While in the United States, he took note of America's limited pastry selection.

"In France, you have a pastry shop in every corner and most of what you buy at the pastry shop is things you cannot make at home; the pate a choux, tarts, the little cake. They are so in a way complicated that you cannot make that stuff at home."

"In U.S., you don't find many pastry shops," Torres said. "And the pastry you're going to find I think come from the home kitchen, the pastry that people do at home. Especially the cookies."

But Torres was intrigued by American cookies. He said they were ugly by French standards, but he liked the soft texture. So one day he decided to make some of his own. His experiments eventually led to the Mudslide, a chocolate cookie that is one of Martha Stewart's favorites.

"I saw that people love to eat raw dough and also I saw that at the supermarket you can buy some kind of raw dough to eat," Torres said. "I still don't get that. I get the cookies. I love the cookies. The raw dough? Not yet. I'm in America for only 20 years, I think in another 20 perhaps I will start to eat the dough, but not yet."

Chocolate Empire

Seven years ago, he set aside his pastry cutter in favor of cocoa, transforming his chocolate obsession into one sweet business venture.

"It's fun work!
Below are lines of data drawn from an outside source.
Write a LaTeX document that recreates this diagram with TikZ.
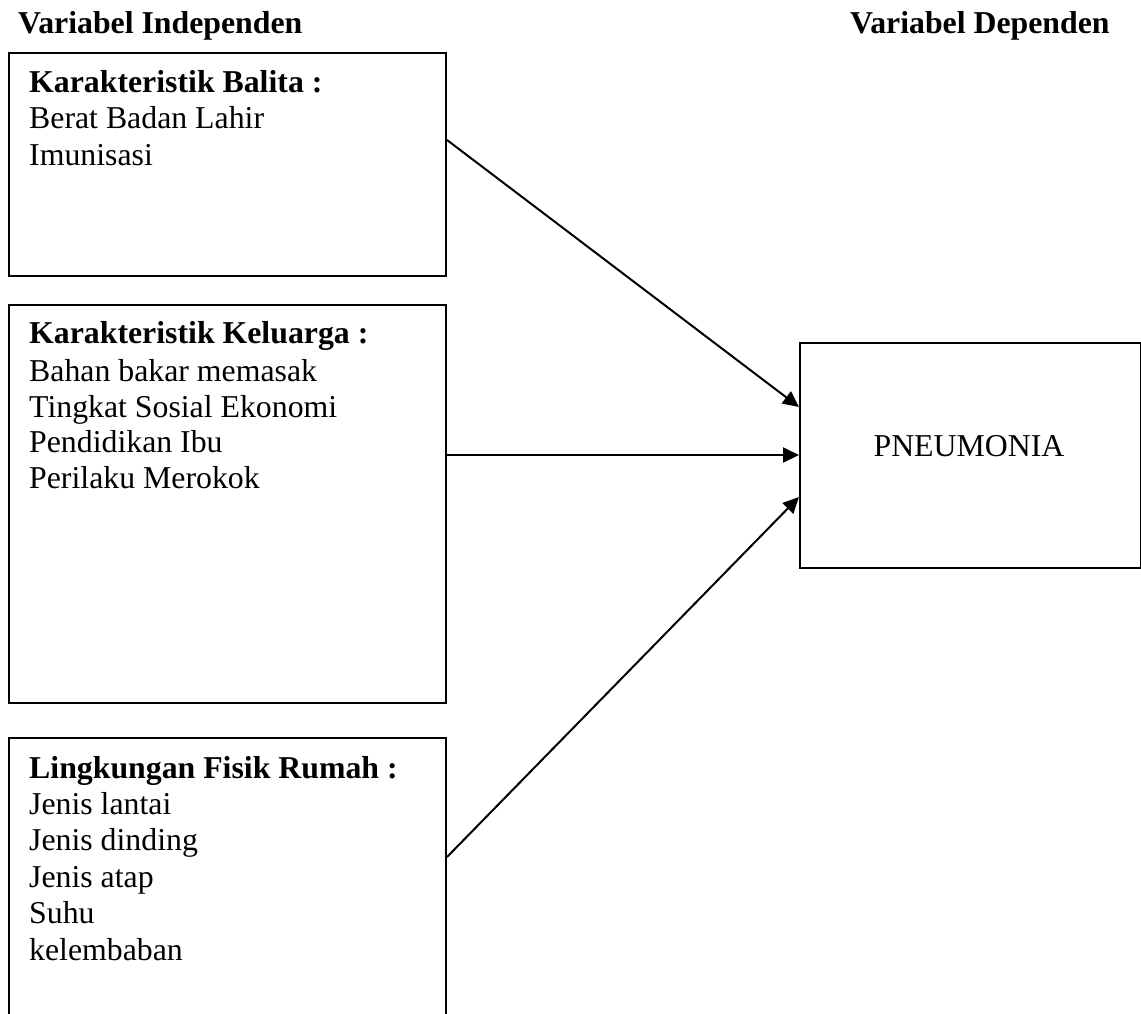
\documentclass[tikz,border=0pt]{standalone}
\usepackage{fontspec}
\setmainfont{Liberation Serif}
\usetikzlibrary{arrows.meta}
\begin{document}
\begin{tikzpicture}[x=1pt,y=-1pt,
  box/.style={draw=black, line width=2pt, rectangle, inner sep=0pt, anchor=north west},
  txt/.style={anchor=base west, inner sep=0pt, align=left, font=\fontsize{31.8}{36.4}\selectfont},
  title/.style={anchor=base west, inner sep=0pt, font=\fontsize{31.8}{36.4}\selectfont\bfseries},
  arr/.style={line width=2pt, -{Triangle[length=16pt,width=15pt]}}]
\useasboundingbox (0,0) rectangle (1141,1013);
\node[title] (t1) at (18,33) {Variabel Independen};
\node[title] (t2) at (850,33) {Variabel Dependen};
\node[box, minimum width=437pt, minimum height=223pt] (b1) at (8,52) {};
\node[box, minimum width=437pt, minimum height=398pt] (b2) at (8,304) {};
\node[box, minimum width=437pt, minimum height=300pt] (b3) at (8,737) {};
\node[box, minimum width=341pt, minimum height=225pt] (pn) at (799,342) {};
% anchors at baseline of last line
\node[txt] (x1) at (29,165) {\textbf{Karakteristik Balita :}\\Berat Badan Lahir\\Imunisasi};
\node[txt] (x2) at (29,488) {\textbf{Karakteristik Keluarga :}\\[2pt]Bahan bakar memasak\\[-1pt]Tingkat Sosial Ekonomi\\[-1pt]Pendidikan Ibu\\[-1pt]Perilaku Merokok};
\node[txt] (x3) at (29,960) {\textbf{Lingkungan Fisik Rumah :}\\Jenis lantai\\Jenis dinding\\Jenis atap\\Suhu\\kelembaban};
\node[anchor=base, inner sep=0pt, font=\fontsize{31.8}{36.4}\selectfont] (pt) at (969,456) {PNEUMONIA};
\draw[arr] (b1.east |- 0,140) -- (pn.west |- 0,407);
\draw[arr] (b2.east |- 0,455) -- (pn.west |- 0,455);
\draw[arr] (b3.east |- 0,857) -- (pn.west |- 0,497);
\end{tikzpicture}
\end{document}
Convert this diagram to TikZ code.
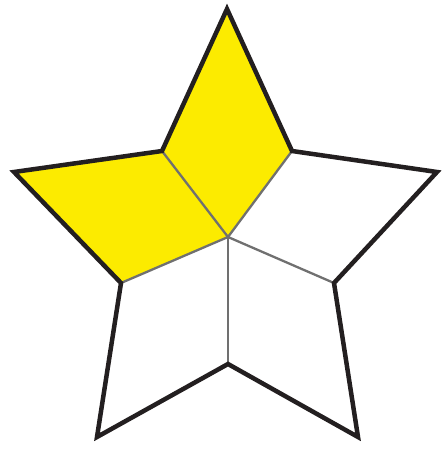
\documentclass[tikz,border=0pt]{standalone}
\usepackage{tikz}
\definecolor{staryellow}{RGB}{252,235,0}
\definecolor{rimblack}{RGB}{35,31,32}
\definecolor{seamgray}{RGB}{112,112,112}

\begin{document}
\begin{tikzpicture}[
  x=1pt, y=-1pt,
  rim/.style={draw=rimblack, line width=4.5pt, line join=miter, miter limit=10},
  seam/.style={draw=seamgray, line width=2.3pt},
  piece/.style={fill=staryellow}
]
\useasboundingbox (0,0) rectangle (443,449);
% outer points
\coordinate (top) at (227,9);
\coordinate (right) at (437,172);
\coordinate (lowright) at (358,437);
\coordinate (lowleft) at (97,437);
\coordinate (left) at (14,172);
% inner corners
\coordinate (inur) at (292,151);
\coordinate (inlr) at (334,283);
\coordinate (inb) at (228,364);
\coordinate (inll) at (121,283);
\coordinate (inul) at (162,151);
\coordinate (mid) at (228,237);
% coloured pieces
\fill[piece] (mid) -- (inul) -- (top) -- (inur) -- cycle;
\fill[piece] (mid) -- (inll) -- (left) -- (inul) -- cycle;
% seams
\foreach \c in {inur,inlr,inb,inll,inul}
  \draw[seam] (mid) -- (\c);
% outline
\draw[rim] (top) -- (inur) -- (right) -- (inlr) -- (lowright) -- (inb)
  -- (lowleft) -- (inll) -- (left) -- (inul) -- cycle;
\end{tikzpicture}
\end{document}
Owning a chocolate factory is great," he said.

In December 2000 Torres opened his first shop, Jacques Torres Chocolate, in Brooklyn, near the Manhattan Bridge overpass. The space is reminiscent of a European chocolatier with marble counters, copper lights and glass shelving.

Then, in 2004 he opened another chocolate shop, this time in Manhattan. It included a cafe and manufacturing plant where visitors can watch the chocolate-making process through 11-foot windows.

"I think that kids come here thinking that they are in the Willy Wonka factory. They run around the store and they look in the window and they look at the chocolate running, so I think that kids love the place because they love to look at chocolate being made," Torres said.

When Torres was a child, buying chocolate was a luxury reserved only for Christmas.

"I remember to hide under the table with the tablecloth around me to eat those chocolates. I don't want my mom to see that I eat too much of them. And I love the one with, at that time, with the praline, the hazelnut and the almonds and the caramel," he said. "I used to don't like those one, but when I bite on the praline one, wow that was heaven."

'Dark Chocolate Is Good for You'

Later in life he would find hot chocolate shops irresistible, especially when driving his motorcycle through the cold winter air.

"They bring you from a bag, that chocolate mixture that look like melted chocolate and you just eat that and it's like lava and it go down and it just put warmth on you and the smile on your face because it's so good," he recalled.

So good in fact, that he thought about mixing his breakfast cornflakes with chocolate.

"Dark chocolate is good for you, cornflakes is not bad for you either and mixing the two together is an interesting crunchiness, first when you bite into it and then the flavors mix very well together," he said.

He created little chocolate mounds mixed with cornflakes and dark chocolate, then put them in the fridge for about four minutes to harden into little clusters. CLICK HERE for Jacques Torres' recipes for Chocolate Cornflakes, and more great desserts!

After 20 years of restaurant work, he's "very happy to be out of it." In the meantime, his business is thriving ; he sold more than 150 tons of chocolate last year.

"I try to enjoy the moment. That's the most important in life and perhaps of happiness. The thing is, of course it's family, but also part of happiness is making people happy, helping them and making people happy," Torres said. "I think that somewhere, somehow I make people happy with chocolate; giving them the pleasure of chocolate. So that helps me to be happy."